Antonio Colomer Viadel
Catedrático de Derecho Constitucional (J) de la
Universidad Politécnica de Valencia
Me
llena de asombro la ligereza con que algunos dirigentes políticos creen que
alegremente, sin ningún costo, se puede despedazar un Estado nacional con más
de 500 años de existencia en Europa.
Recordaba,
precisamente, que hace 155 años el presidente Abraham Lincoln pronunciaba su
discurso de investidura en el Congreso de los Estados Unidos (4 de marzo de
1861), y sólo hacía 85 años de la independencia de este país, y 74 años de la
aprobación de su primera y hasta ahora
vigente Constitución.
Lincoln
será recordado por el que consigue la abolición de la esclavitud y ciertamente,
en su mandato, se aprueba la XIII enmienda a la Constitución que declara esa
abolición, pero antes estaba dispuesto, para conservar la Unión, a que en
algunos estados del sur se mantuviera la esclavitud de los negros y poco a poco
se pagara a sus propietarios la liberación de estos.
La
lucha titánica de Lincoln era mantener esa Unión que jamás podía romperse. Fue
una terrible responsabilidad para un solo hombre, y él la asumió… De modo que no sólo reconstruyó la Unión, sino que además, creó un país
enteramente nuevo, a su propia imagen, que se encuentra un siglo y medio
después, a la cabeza del mundo.
En
aquel discurso de investidura, declaró: “Sostengo que de acuerdo con la ley
universal y la que emana de la Constitución, la Unión de estos Estados es perpetua.
La perpetuidad está implícita, cuando no expresa, en la Ley fundamental de
todos los Gobiernos Nacionales”.
Y
añadiría, en otro párrafo, un argumento interesante: “ Si una minoría… prefiere
la secesión a la aceptación, creará un precedente que a su vez la dividirá y
arruinará, puesto que cualquiera de sus propias minorías podrá separarse cada
vez que la mayoría se niegue a ser dominada por esa minoría”.
Y
termina con un llamamiento dramático a sus compatriotas: “Vosotros no habéis
registrado en el cielo el juramento de destruir el Gobierno, en tanto que yo he
jurado solemnemente preservarlo, protegerlo y defenderlo.
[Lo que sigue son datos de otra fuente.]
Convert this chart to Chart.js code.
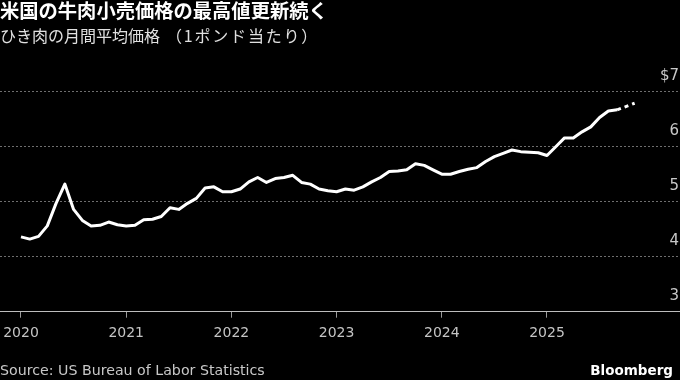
<!DOCTYPE html>
<html>
<head>
<meta charset="utf-8">
<script src="https://cdn.jsdelivr.net/npm/chart.js@4.4.1/dist/chart.umd.min.js"></script>
<style>
  html, body { margin: 0; padding: 0; background: #000; }
  #wrap { position: relative; width: 680px; height: 380px; background: #000; overflow: hidden; }
  #c { position: absolute; left: 0; top: 0; }
  .t { position: absolute; white-space: nowrap; text-spacing-trim: space-all; }
  #title { left: 0; top: 1px; font: bold 19.3px/19px "Noto Sans CJK JP", sans-serif; color: #fff; }
  #subtitle { left: 0; top: 27px; font: 16px/16px "Noto Sans CJK JP", sans-serif; color: #e0e0e0; }
  #subtitle span { margin-left: 6px; letter-spacing: 1.8px; }
  #source { left: 0; top: 363px; font: 14.2px/14px "DejaVu Sans", sans-serif; color: #c8c8c8; }
  #brand { right: 7px; top: 363px; font: bold 13.5px/14px "DejaVu Sans", sans-serif; color: #fff; }
</style>
</head>
<body>
<div id="wrap">
  <canvas id="c" width="680" height="380"></canvas>
  <div class="t" id="title">米国の牛肉小売価格の最高値更新続く</div>
  <div class="t" id="subtitle">ひき肉の月間平均価格<span>（1ポンド当たり）</span></div>
  <div class="t" id="source">Source: US Bureau of Labor Statistics</div>
  <div class="t" id="brand">Bloomberg</div>
</div>
<script>
// ---- data (USD per pound, monthly average) ----
const years = [2020, 2021, 2022, 2023, 2024, 2025];
const price2020 = [4.36, 4.32, 4.37, 4.56, 4.97, 5.32, 4.86, 4.66, 4.56, 4.57, 4.63, 4.58];
const price2021 = [4.56, 4.57, 4.67, 4.68, 4.73, 4.89, 4.86, 4.97, 5.06, 5.25, 5.27, 5.18];
const price2022 = [5.18, 5.23, 5.36, 5.44, 5.35, 5.42, 5.44, 5.48, 5.35, 5.32, 5.23, 5.20];
const price2023 = [5.18, 5.23, 5.21, 5.27, 5.36, 5.44, 5.55, 5.56, 5.58, 5.69, 5.66, 5.58];
const price2024 = [5.50, 5.50, 5.55, 5.59, 5.62, 5.73, 5.82, 5.88, 5.94, 5.91, 5.90, 5.89];
const price2025 = [5.84, 6.00, 6.16, 6.16, 6.27, 6.36, 6.53, 6.65, 6.67, null, 6.79]; // Oct 2025 not published
const yearTicks = [2020, 2021, 2022, 2023, 2024, 2025];
const priceTicks = [3, 4, 5, 6, 7];

const priceByYear = [price2020, price2021, price2022, price2023, price2024, price2025];
const points = [];
years.forEach((yr, yi) => {
  priceByYear[yi].forEach((v, m) => points.push({ x: yr + m / 12, y: v }));
});

const monthGap = (ctx) => {
  const d = ctx.chart.data.datasets[0].data;
  const a = d[ctx.p0DataIndex], b = d[ctx.p1DataIndex];
  return (a && a.y == null) || (b && b.y == null) || (ctx.p1DataIndex - ctx.p0DataIndex > 1);
};

new Chart(document.getElementById('c'), {
  type: 'line',
  data: {
    datasets: [{
      data: points,
      borderColor: '#ffffff',
      borderWidth: 3,
      pointRadius: 0,
      pointHoverRadius: 0,
      tension: 0,
      spanGaps: true,
      borderJoinStyle: 'round',
      segment: {
        borderDash: ctx => monthGap(ctx) ? [4, 4] : undefined
      }
    }]
  },
  options: {
    responsive: false,
    animation: false,
    events: [],
    layout: { padding: { top: 91.7, right: 1, bottom: 28.3, left: 0 } },
    plugins: { legend: { display: false }, tooltip: { enabled: false }, title: { display: false } },
    scales: {
      x: {
        type: 'linear',
        min: 2019.8004,
        max: 2026.255,
        afterBuildTicks: s => { s.ticks = yearTicks.map(v => ({ value: v })); },
        afterFit: s => { s.height = 40; s.paddingLeft = 0; s.paddingRight = 0; },
        grid: { display: true, drawOnChartArea: false, drawTicks: true, tickLength: 6, color: '#9a9a9a', lineWidth: 1 },
        border: { display: true, color: '#bdbdbd', width: 1 },
        ticks: {
          color: '#c4c4c4',
          font: { family: 'DejaVu Sans', size: 14 },
          padding: 7,
          maxRotation: 0,
          autoSkip: false,
          callback: v => String(v)
        }
      },
      y: {
        position: 'right',
        min: 3,
        max: 7,
        afterBuildTicks: s => { s.ticks = priceTicks.map(v => ({ value: v })); },
        afterFit: s => { s.width = 0; s.paddingTop = 0; s.paddingBottom = 0; },
        grid: {
          drawTicks: false,
          color: ctx => (ctx.tick && ctx.tick.value === 3) ? 'rgba(0,0,0,0)' : '#6e6e6e',
          lineWidth: 1
        },
        border: { display: false, dash: [2, 2] },
        ticks: {
          mirror: true,
          padding: 0,
          labelOffset: -15.7,
          color: '#c8c8c8',
          font: { family: 'DejaVu Sans', size: 15 },
          callback: v => (v === 7 ? '$' + v : String(v))
        }
      }
    }
  }
});
</script>
</body>
</html>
A vosotros, y no a
mí, toca responder a la grave pregunta: ¿tendremos la paz, o la espada?”
Sabemos
la historia subsiguiente de una Guerra Civil terrible, con miles de muertos
entre hermanos. Ciertamente, ahora las circunstancias no son las mismas pero
tampoco es igual despedazar a un Estado centenario en donde tantas generaciones
han sufrido juntas y han levantado juntas su destino y donde, además, la
relación entre constitucionalismo y solidaridad implica la construcción de un
equilibrio de cohesión social irreversible; en donde, por más que se debilite o
varíen en el tiempo y en el espacio esos lazos, existe siempre un impulso
solidario que no se extingue y que da pie a voluntades de incremento de tales
lazos sociales; a esa solidaridad fáctica favorecida por el derecho.
Es
cierto que el giro solidarista se incrementa en las graves crisis o
catástrofes, ellas deben ser un acicate para el incremento de la solidaridad.
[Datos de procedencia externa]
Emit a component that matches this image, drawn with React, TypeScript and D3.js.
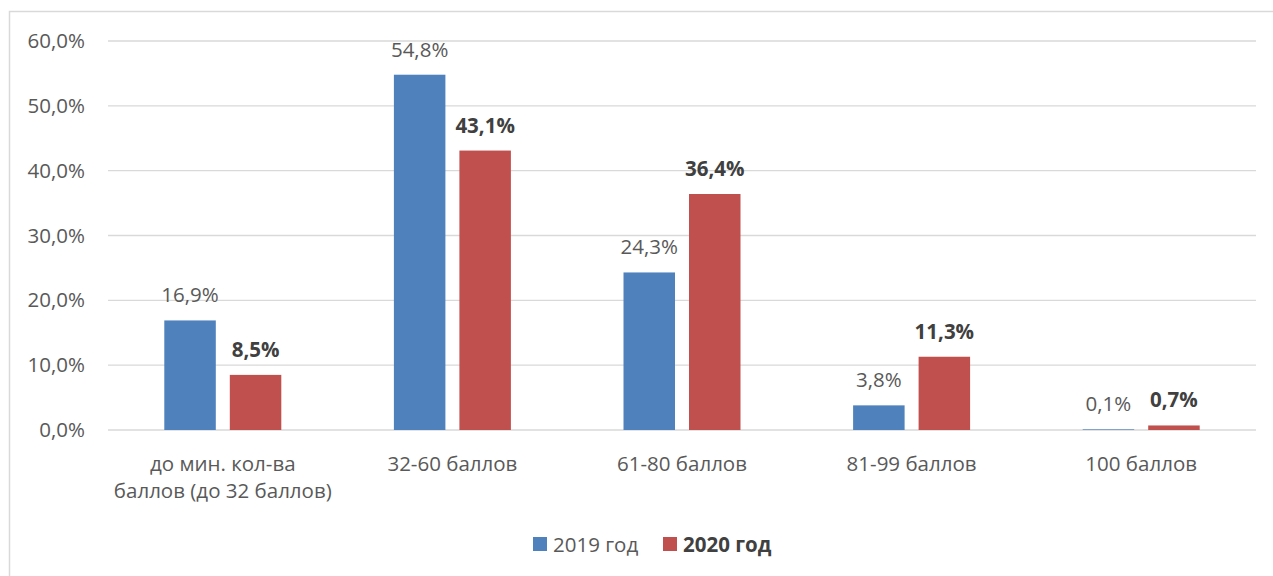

La educación puede ser también un instrumento formidable para favorecer los
hábitos solidarios frente a otros comportamientos egoístas y mezquinos.
Contemporáneo
de Lincoln fue en nuestro país Juan Prim, el político y militar catalán que
alcanzó la presidencia del gobierno y encabezó la llamada revolución Gloriosa,
para la regeneración de la vida política española, que tuvo su respaldo
constitucional en el texto progresista de 1869. Juan Prim -en 1866- el año
siguiente de que Lincoln ganara la Guerra Civil, mantuviera la Unión y fuera
asesinado por un fanático secesionista- dirige un Manifiesto a los españoles en
donde les propone esa regeneración de la vida política y, sobre todo, como
supremo fin, la concordia entre todos los españoles.
Es
curioso que otro político catalán, Francisco Cambó, amante de su tierra catalana,
y ministro en el Gobierno nacional español de Antonio Maura, en 1918, da una
conferencia en Barcelona, en 1923 con el título “Por la concordia” en donde
rechaza tanto los radicalismos exclusivistas de las tesis separatistas como de
las asimiladoras, sin respeto al pluralismo y a la riqueza de la diversidad.
Aquella
solidaridad que en forma de concordia fue defendida por Prim y Cambó –y Prim
pagó con su vida, por la acción fanática de otros intransigentes- es lo que
hace crecer a un país antiguo que practica el apoyo mutuo y la cooperación
desde la diversidad pero sabiendo lo mucho que nos une desde hace siglos y la
fidelidad a ese legado histórico y al proyecto sugestivo de vida en común que
debemos crear, desde el respeto a la justicia.
Existe
una tremenda responsabilidad en esta hora de dirigentes liliputienses y
egoístas, encerrados en sus covachuelas, acordes con su tamaño, incapaces de
cualquier concordia mutual con los demás. Solo encerrándose sobre si mismos
encuentran la placidez del aislamiento.
Tienen,
ciertamente, una tremenda responsabilidad, la de haber emponzoñado el corazón
de algunas gentes, provocando en ellos odio y ensañamiento contra todo lo ajeno
a su mundo cerrado. Esta acción sin sentido puede provocar que algunos sean
arrastrados a convertirse en carne de cañón, sin salida. Luego nos dirán que no
era esto lo que ellos querían, sino un simple regalo, sin riesgos, desde la
fragmentación de España. Irán a exilios dorados o alcanzar la aureola de
mártires heroicos, por leves periodos de detención.
Este
es un juego frívolo que no nos podemos permitir y aquellos que reclaman la
lucha contra injusticias aún tienen menos autoridad moral para justificar en
ellas un tal quebranto.
Luchemos
contra las injusticias desde esa bandera de la concordia solidaria. Combinemos
los principios de libertad, justicia, autonomía, vertebrados por la
solidaridad, con la unidad.
¿Por
qué no sentir la alegría de la reciprocidad de dones, por la que los
territorios y las gentes que tengan más recursos ayuden a los que tengan menos?